┌────────
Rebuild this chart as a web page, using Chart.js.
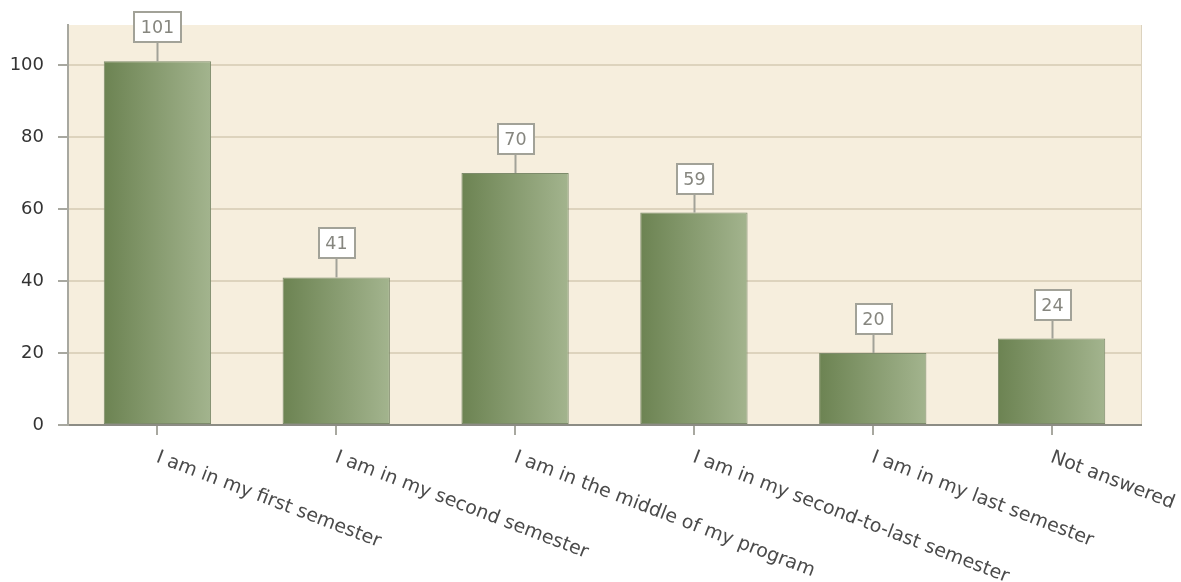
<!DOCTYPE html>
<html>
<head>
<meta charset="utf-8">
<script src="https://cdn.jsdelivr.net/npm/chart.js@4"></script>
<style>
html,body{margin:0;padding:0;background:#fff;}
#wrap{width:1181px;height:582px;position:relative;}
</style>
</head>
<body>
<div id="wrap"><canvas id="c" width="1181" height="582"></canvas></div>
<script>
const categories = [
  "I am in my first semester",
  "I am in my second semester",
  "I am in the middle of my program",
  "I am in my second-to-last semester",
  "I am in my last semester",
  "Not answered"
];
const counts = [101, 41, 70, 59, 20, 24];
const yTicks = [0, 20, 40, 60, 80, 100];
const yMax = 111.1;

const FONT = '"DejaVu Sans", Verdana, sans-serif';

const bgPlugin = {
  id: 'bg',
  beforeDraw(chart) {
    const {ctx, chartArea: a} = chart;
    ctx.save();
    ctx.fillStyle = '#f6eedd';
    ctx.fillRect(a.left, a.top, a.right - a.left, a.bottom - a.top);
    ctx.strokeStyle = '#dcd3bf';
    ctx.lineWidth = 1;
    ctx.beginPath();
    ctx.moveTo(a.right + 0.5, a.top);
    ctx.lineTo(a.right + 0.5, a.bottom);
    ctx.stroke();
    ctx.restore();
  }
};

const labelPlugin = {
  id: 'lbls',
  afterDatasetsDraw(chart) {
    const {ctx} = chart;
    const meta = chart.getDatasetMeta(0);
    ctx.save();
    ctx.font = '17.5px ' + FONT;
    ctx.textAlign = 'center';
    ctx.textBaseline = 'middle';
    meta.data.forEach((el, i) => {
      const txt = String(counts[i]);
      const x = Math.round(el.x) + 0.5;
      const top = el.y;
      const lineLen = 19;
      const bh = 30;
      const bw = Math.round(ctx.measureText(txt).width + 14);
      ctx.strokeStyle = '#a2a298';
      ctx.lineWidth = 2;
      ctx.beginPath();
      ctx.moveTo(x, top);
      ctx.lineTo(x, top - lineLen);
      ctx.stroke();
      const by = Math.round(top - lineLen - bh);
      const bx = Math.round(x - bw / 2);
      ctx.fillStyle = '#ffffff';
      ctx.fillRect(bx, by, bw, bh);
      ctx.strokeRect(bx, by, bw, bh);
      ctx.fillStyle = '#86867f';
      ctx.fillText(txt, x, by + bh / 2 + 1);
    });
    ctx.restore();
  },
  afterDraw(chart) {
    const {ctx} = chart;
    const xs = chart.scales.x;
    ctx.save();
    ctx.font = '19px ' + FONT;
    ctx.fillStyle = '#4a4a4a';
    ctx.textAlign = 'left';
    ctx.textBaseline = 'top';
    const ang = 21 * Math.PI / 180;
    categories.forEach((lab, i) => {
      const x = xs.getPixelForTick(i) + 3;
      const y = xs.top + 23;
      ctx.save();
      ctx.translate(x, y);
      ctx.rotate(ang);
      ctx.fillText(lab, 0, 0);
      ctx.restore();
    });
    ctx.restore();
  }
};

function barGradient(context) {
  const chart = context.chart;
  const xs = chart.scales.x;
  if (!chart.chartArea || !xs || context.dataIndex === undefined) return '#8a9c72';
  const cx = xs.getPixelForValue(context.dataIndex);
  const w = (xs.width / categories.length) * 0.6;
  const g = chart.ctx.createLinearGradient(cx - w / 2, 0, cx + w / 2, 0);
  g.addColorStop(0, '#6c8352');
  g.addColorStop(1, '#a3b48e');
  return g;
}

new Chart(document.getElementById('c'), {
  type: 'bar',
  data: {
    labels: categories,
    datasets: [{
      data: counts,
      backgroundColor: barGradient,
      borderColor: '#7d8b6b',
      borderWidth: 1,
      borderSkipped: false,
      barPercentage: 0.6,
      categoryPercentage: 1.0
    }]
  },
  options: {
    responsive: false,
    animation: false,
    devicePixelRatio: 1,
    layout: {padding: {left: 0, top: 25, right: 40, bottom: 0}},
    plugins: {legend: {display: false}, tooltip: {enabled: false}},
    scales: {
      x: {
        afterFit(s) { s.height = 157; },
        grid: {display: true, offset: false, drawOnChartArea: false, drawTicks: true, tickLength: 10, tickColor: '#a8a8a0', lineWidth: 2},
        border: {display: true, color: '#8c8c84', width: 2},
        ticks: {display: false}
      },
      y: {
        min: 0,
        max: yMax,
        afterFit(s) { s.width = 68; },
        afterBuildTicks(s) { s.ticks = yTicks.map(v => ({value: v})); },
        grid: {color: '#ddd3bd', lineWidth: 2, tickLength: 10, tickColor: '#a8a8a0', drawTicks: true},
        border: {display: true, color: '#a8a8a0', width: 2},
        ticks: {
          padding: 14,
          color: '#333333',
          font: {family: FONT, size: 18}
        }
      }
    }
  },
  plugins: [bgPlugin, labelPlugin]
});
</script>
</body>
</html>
└────────
Task goal -> Skip every picture and transcribe the data above exactly.

Output of the task ->
Rebuild this chart as a web page, using Chart.js.
<!DOCTYPE html>
<html>
<head>
<meta charset="utf-8">
<script src="https://cdn.jsdelivr.net/npm/chart.js@4"></script>
<style>
html,body{margin:0;padding:0;background:#fff;}
#wrap{width:1181px;height:582px;position:relative;}
</style>
</head>
<body>
<div id="wrap"><canvas id="c" width="1181" height="582"></canvas></div>
<script>
const categories = [
  "I am in my first semester",
  "I am in my second semester",
  "I am in the middle of my program",
  "I am in my second-to-last semester",
  "I am in my last semester",
  "Not answered"
];
const counts = [101, 41, 70, 59, 20, 24];
const yTicks = [0, 20, 40, 60, 80, 100];
const yMax = 111.1;

const FONT = '"DejaVu Sans", Verdana, sans-serif';

const bgPlugin = {
  id: 'bg',
  beforeDraw(chart) {
    const {ctx, chartArea: a} = chart;
    ctx.save();
    ctx.fillStyle = '#f6eedd';
    ctx.fillRect(a.left, a.top, a.right - a.left, a.bottom - a.top);
    ctx.strokeStyle = '#dcd3bf';
    ctx.lineWidth = 1;
    ctx.beginPath();
    ctx.moveTo(a.right + 0.5, a.top);
    ctx.lineTo(a.right + 0.5, a.bottom);
    ctx.stroke();
    ctx.restore();
  }
};

const labelPlugin = {
  id: 'lbls',
  afterDatasetsDraw(chart) {
    const {ctx} = chart;
    const meta = chart.getDatasetMeta(0);
    ctx.save();
    ctx.font = '17.5px ' + FONT;
    ctx.textAlign = 'center';
    ctx.textBaseline = 'middle';
    meta.data.forEach((el, i) => {
      const txt = String(counts[i]);
      const x = Math.round(el.x) + 0.5;
      const top = el.y;
      const lineLen = 19;
      const bh = 30;
      const bw = Math.round(ctx.measureText(txt).width + 14);
      ctx.strokeStyle = '#a2a298';
      ctx.lineWidth = 2;
      ctx.beginPath();
      ctx.moveTo(x, top);
      ctx.lineTo(x, top - lineLen);
      ctx.stroke();
      const by = Math.round(top - lineLen - bh);
      const bx = Math.round(x - bw / 2);
      ctx.fillStyle = '#ffffff';
      ctx.fillRect(bx, by, bw, bh);
      ctx.strokeRect(bx, by, bw, bh);
      ctx.fillStyle = '#86867f';
      ctx.fillText(txt, x, by + bh / 2 + 1);
    });
    ctx.restore();
  },
  afterDraw(chart) {
    const {ctx} = chart;
    const xs = chart.scales.x;
    ctx.save();
    ctx.font = '19px ' + FONT;
    ctx.fillStyle = '#4a4a4a';
    ctx.textAlign = 'left';
    ctx.textBaseline = 'top';
    const ang = 21 * Math.PI / 180;
    categories.forEach((lab, i) => {
      const x = xs.getPixelForTick(i) + 3;
      const y = xs.top + 23;
      ctx.save();
      ctx.translate(x, y);
      ctx.rotate(ang);
      ctx.fillText(lab, 0, 0);
      ctx.restore();
    });
    ctx.restore();
  }
};

function barGradient(context) {
  const chart = context.chart;
  const xs = chart.scales.x;
  if (!chart.chartArea || !xs || context.dataIndex === undefined) return '#8a9c72';
  const cx = xs.getPixelForValue(context.dataIndex);
  const w = (xs.width / categories.length) * 0.6;
  const g = chart.ctx.createLinearGradient(cx - w / 2, 0, cx + w / 2, 0);
  g.addColorStop(0, '#6c8352');
  g.addColorStop(1, '#a3b48e');
  return g;
}

new Chart(document.getElementById('c'), {
  type: 'bar',
  data: {
    labels: categories,
    datasets: [{
      data: counts,
      backgroundColor: barGradient,
      borderColor: '#7d8b6b',
      borderWidth: 1,
      borderSkipped: false,
      barPercentage: 0.6,
      categoryPercentage: 1.0
    }]
  },
  options: {
    responsive: false,
    animation: false,
    devicePixelRatio: 1,
    layout: {padding: {left: 0, top: 25, right: 40, bottom: 0}},
    plugins: {legend: {display: false}, tooltip: {enabled: false}},
    scales: {
      x: {
        afterFit(s) { s.height = 157; },
        grid: {display: true, offset: false, drawOnChartArea: false, drawTicks: true, tickLength: 10, tickColor: '#a8a8a0', lineWidth: 2},
        border: {display: true, color: '#8c8c84', width: 2},
        ticks: {display: false}
      },
      y: {
        min: 0,
        max: yMax,
        afterFit(s) { s.width = 68; },
        afterBuildTicks(s) { s.ticks = yTicks.map(v => ({value: v})); },
        grid: {color: '#ddd3bd', lineWidth: 2, tickLength: 10, tickColor: '#a8a8a0', drawTicks: true},
        border: {display: true, color: '#a8a8a0', width: 2},
        ticks: {
          padding: 14,
          color: '#333333',
          font: {family: FONT, size: 18}
        }
      }
    }
  },
  plugins: [bgPlugin, labelPlugin]
});
</script>
</body>
</html>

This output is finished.